I'd like to read you a short passage from a book by Randy Woodley, who will be one of our guests today on learning how to see.

0:12.1

The book is called Becoming Routed, and there's short daily reflections, a hundred of them, to help us reconnect with the sacred earth.

0:21.5

This is from chapter two.

0:24.1

A spring gently rises up out of the earth and becomes a stream,

0:30.1

which becomes a river, which becomes an ocean,

0:33.6

which evaporates and becomes rain,

0:36.4

which feeds itself back into the earth, again, finding its

0:40.3

way back to the surface, water repeats this sacred cycle of enduring life. Water, soil, seeds, plants,

0:49.5

the sun, the stars, the moon, these are all our teachers. They teach us about life, even as they give us life.

0:59.7

A fern is one of the best examples of enduring life. Scientists call the pattern of a fern a fractal.

1:08.0

The natural world is full of fractals, patterns that repeat themselves at different scales.

1:15.5

If you examine every part of the fern down to the smallest part of a leaf, you see it continuously

1:22.9

repeating itself.

1:24.9

I have read that a nautilus shell does something similar, but I've not seen one up

1:29.5

close. In a way, everything has a bit of a fractal nature, repeating itself, giving new life,

1:37.7

and moving itself forward into the future as a species. We humans are beings of a fractal type nature. We are born and we reproduce.

1:49.0

Life, sacred life continues naturally to our descendants. Like a stream, we are on an enduring

1:57.0

journey to seek the sacredness of our lives as human beings.
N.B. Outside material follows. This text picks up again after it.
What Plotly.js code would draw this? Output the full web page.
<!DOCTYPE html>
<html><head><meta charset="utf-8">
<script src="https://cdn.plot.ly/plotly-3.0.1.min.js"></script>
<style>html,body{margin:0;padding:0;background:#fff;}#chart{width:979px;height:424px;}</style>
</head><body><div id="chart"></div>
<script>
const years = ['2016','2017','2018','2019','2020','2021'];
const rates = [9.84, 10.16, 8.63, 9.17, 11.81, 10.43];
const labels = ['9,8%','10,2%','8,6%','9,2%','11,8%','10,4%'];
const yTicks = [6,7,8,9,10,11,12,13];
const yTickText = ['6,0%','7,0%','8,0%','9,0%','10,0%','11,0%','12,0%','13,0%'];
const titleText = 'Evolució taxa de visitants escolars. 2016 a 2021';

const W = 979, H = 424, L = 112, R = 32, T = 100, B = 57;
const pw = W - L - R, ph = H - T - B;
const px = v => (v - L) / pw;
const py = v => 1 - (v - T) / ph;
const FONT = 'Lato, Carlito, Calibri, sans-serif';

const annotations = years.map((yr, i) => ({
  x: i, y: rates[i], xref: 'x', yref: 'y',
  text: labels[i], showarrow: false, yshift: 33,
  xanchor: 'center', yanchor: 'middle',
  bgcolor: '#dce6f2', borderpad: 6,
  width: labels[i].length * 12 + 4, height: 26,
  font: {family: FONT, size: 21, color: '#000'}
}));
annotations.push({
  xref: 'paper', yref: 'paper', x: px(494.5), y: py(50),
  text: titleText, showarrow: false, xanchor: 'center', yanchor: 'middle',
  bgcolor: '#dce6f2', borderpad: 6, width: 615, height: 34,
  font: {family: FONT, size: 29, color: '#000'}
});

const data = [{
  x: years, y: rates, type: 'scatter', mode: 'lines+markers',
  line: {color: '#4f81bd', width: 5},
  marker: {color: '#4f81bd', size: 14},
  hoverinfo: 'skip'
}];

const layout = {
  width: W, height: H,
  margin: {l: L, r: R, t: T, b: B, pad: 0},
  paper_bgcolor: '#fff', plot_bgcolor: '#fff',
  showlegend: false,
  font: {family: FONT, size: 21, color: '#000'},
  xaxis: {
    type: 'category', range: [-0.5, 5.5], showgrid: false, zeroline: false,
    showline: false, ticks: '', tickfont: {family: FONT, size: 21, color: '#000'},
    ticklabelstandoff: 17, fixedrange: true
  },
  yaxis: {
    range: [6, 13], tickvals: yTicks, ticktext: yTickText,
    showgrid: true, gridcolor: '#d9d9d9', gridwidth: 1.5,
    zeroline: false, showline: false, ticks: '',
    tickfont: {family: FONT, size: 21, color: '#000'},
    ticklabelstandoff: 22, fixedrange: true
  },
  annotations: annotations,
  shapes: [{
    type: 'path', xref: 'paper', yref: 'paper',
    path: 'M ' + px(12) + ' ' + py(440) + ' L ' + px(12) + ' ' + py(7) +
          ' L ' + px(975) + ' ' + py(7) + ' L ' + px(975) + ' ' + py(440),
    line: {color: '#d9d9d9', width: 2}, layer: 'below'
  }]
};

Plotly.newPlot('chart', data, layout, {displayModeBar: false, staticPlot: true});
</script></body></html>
How well we choose to listen

2:03.3

and how well we choose to live will determine how much of the sacredness we will discover.

2:10.1

Our most important teacher is dear nature, creation herself, Mother Earth. She holds the wisdom of the endless ages.

2:20.6

If we can learn to cherish our beloved teacher

2:23.3

and follow the wisdom found in her fractal-type patterns,

...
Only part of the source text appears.